**WRITTEN INSTRUCTION**
Without the pictures, print the lines running from the beginning of the material to the line containing "Chart.register(...registerables);", both ends included.

[BEGIN PROVIDED MATERIAL]

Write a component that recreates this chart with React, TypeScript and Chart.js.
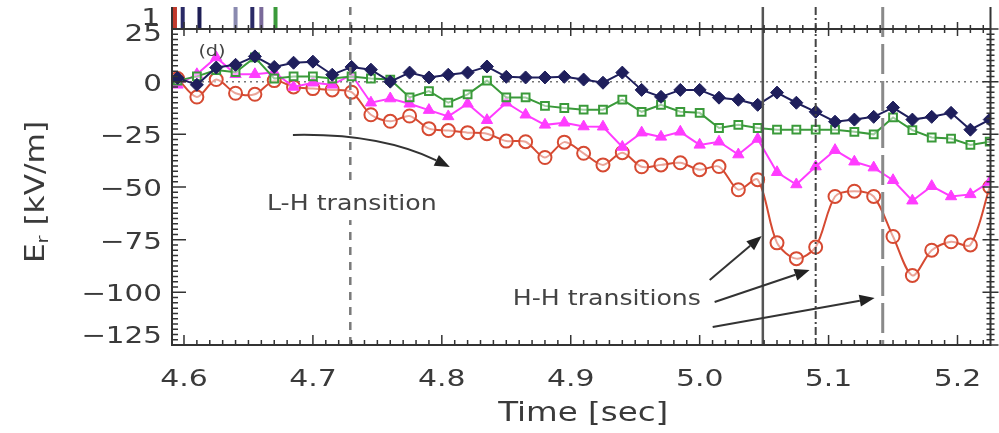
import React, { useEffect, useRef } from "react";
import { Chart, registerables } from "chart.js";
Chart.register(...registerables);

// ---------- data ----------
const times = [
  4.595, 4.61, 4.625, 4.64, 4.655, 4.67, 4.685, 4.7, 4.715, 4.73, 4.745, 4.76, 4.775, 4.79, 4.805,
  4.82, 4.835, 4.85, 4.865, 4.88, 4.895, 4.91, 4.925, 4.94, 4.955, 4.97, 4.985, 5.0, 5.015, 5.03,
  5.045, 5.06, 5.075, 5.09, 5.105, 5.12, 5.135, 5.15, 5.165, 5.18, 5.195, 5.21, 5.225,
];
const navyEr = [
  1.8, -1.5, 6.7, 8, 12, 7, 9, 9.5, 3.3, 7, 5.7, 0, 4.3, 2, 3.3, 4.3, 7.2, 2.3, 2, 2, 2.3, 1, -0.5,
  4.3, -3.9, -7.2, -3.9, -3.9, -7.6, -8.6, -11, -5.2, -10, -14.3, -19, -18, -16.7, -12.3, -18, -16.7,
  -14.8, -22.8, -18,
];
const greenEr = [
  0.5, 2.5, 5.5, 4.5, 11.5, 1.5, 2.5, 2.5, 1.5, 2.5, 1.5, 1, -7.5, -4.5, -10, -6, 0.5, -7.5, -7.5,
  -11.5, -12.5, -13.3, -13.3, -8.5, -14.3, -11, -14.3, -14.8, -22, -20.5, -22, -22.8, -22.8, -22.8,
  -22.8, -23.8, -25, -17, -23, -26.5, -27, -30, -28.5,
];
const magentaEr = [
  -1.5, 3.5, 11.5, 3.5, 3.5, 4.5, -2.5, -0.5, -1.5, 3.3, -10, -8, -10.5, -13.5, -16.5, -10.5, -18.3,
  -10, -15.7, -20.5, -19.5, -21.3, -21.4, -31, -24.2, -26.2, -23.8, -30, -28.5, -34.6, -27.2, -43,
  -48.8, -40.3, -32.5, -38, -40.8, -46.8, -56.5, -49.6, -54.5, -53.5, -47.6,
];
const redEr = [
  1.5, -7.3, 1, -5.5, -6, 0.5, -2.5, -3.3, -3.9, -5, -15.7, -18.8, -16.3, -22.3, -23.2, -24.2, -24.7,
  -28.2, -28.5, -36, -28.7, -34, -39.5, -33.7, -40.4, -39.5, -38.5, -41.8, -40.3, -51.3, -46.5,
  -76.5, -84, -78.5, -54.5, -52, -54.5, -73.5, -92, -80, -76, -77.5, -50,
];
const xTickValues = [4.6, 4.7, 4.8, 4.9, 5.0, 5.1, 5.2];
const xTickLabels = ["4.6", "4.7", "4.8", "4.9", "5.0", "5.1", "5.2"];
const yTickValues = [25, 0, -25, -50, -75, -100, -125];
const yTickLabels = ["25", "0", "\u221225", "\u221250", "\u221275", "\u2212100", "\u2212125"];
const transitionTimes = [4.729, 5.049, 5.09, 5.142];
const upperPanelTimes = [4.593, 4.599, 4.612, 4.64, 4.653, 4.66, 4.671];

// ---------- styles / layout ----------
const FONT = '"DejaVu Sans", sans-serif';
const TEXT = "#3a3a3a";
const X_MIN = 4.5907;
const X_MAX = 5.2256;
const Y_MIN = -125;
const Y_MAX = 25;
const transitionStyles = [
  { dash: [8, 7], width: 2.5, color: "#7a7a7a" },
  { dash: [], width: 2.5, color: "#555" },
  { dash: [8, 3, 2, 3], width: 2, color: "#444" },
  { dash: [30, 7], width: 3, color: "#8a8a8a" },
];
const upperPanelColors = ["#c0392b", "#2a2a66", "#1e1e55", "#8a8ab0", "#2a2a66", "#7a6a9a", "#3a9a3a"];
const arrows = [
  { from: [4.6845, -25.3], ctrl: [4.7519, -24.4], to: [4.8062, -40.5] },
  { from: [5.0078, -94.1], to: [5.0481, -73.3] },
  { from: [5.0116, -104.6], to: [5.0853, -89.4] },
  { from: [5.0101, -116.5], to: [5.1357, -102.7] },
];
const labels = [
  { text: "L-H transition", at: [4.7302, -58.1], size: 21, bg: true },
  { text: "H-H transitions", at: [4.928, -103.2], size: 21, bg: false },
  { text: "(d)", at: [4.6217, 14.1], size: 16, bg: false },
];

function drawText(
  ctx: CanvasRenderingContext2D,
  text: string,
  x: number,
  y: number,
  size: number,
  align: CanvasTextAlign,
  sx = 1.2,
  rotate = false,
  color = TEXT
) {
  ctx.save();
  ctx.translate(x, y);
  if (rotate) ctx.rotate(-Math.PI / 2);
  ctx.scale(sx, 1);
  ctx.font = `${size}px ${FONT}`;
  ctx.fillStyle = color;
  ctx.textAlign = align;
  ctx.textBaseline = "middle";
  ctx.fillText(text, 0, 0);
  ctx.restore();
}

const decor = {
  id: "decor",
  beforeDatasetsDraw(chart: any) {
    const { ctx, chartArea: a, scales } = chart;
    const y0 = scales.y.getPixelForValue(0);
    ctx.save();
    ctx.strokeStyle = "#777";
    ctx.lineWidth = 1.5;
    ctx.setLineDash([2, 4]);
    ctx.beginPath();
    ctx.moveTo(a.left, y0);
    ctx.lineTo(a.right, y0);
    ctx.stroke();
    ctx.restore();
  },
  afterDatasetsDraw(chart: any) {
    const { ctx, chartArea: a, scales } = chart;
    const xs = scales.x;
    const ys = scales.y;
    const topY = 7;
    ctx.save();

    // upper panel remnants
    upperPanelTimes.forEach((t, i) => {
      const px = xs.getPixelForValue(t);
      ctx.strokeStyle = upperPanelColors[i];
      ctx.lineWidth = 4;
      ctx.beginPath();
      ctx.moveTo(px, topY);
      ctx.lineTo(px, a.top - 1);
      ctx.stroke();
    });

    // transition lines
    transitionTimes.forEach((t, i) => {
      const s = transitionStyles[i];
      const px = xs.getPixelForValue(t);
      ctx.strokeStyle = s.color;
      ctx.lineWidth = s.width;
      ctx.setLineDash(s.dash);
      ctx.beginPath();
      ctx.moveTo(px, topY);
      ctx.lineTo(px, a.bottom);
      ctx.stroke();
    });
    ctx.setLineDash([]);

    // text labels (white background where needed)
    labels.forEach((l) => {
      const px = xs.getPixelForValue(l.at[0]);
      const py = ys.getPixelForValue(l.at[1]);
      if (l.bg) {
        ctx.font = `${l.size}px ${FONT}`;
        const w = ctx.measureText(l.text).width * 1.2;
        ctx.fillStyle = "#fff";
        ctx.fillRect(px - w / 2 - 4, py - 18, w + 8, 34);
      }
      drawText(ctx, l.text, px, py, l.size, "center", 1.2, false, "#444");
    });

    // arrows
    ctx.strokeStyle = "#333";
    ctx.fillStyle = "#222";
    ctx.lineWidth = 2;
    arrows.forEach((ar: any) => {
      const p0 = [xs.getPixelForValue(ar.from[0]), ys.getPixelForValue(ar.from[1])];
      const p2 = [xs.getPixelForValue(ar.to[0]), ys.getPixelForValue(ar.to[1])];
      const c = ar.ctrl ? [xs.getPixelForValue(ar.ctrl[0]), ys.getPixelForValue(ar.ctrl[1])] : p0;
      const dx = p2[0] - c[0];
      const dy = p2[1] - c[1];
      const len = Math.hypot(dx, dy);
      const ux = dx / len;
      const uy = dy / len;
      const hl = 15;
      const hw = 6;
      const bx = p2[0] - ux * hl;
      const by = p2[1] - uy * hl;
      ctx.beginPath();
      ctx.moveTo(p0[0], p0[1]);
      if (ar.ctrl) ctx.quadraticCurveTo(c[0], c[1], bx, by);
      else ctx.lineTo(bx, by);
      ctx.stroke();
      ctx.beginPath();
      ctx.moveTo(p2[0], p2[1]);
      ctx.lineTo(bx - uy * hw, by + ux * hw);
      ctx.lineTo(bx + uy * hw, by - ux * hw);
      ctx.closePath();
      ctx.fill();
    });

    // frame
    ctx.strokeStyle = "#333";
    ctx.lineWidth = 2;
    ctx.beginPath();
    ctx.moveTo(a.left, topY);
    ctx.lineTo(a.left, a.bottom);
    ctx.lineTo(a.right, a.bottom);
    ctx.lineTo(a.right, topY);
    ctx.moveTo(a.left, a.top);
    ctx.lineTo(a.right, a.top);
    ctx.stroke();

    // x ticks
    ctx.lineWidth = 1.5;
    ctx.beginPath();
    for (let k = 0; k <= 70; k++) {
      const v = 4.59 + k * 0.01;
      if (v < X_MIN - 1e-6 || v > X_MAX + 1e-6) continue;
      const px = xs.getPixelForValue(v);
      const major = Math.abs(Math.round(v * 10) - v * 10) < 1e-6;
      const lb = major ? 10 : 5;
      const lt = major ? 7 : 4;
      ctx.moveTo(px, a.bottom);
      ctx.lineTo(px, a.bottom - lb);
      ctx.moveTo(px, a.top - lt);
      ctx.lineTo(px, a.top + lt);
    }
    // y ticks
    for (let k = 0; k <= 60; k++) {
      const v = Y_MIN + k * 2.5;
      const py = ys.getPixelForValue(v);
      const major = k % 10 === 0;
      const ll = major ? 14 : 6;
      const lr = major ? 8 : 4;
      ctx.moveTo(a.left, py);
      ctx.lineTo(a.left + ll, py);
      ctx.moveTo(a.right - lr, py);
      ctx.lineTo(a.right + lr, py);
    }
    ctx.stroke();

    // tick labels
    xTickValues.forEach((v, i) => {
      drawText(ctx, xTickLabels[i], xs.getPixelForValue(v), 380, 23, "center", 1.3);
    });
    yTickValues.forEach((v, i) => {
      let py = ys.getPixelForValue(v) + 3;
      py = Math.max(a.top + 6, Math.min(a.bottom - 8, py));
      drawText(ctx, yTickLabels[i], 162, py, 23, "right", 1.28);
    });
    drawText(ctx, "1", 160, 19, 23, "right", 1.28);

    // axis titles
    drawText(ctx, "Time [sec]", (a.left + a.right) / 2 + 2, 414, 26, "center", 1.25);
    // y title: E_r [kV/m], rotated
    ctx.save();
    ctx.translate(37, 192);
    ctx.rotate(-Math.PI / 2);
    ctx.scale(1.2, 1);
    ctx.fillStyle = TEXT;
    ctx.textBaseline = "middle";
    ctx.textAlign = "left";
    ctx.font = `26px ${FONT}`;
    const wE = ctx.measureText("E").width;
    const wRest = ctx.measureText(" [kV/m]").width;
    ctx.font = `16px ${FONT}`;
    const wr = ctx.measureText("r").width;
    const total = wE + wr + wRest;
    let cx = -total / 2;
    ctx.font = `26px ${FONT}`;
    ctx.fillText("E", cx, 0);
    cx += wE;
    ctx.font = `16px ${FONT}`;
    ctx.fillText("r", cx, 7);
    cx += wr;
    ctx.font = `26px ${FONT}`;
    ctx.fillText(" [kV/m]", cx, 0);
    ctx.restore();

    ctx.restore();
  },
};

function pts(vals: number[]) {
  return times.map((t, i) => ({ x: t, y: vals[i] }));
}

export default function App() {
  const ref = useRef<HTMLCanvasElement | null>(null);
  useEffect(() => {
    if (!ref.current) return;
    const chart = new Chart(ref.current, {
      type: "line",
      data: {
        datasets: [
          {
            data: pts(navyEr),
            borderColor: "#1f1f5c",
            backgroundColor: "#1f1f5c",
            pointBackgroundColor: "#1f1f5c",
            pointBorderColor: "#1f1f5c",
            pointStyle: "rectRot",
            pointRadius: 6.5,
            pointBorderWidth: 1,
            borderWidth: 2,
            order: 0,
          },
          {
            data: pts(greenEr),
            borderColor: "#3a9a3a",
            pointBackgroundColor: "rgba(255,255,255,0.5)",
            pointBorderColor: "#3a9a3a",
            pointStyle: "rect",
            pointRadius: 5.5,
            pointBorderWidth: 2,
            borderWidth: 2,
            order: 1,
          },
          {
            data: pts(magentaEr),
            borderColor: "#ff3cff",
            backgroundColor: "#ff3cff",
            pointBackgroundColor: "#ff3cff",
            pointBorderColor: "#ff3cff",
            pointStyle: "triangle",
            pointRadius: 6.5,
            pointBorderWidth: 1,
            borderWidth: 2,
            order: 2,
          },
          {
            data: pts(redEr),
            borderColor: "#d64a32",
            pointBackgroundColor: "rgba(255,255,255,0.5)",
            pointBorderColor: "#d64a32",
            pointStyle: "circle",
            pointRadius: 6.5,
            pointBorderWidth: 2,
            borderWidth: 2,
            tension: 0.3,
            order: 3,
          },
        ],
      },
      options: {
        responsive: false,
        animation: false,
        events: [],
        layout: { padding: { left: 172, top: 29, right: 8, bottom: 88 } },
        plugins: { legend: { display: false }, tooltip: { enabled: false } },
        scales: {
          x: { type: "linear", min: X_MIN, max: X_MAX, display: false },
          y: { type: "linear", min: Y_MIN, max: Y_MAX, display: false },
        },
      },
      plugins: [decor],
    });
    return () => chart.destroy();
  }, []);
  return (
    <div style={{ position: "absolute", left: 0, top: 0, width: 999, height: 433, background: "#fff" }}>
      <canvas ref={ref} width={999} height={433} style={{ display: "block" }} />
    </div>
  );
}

[END PROVIDED MATERIAL]

**SOLUTION TO THE EXERCISE**
Write a component that recreates this chart with React, TypeScript and Chart.js.
import React, { useEffect, useRef } from "react";
import { Chart, registerables } from "chart.js";
Chart.register(...registerables);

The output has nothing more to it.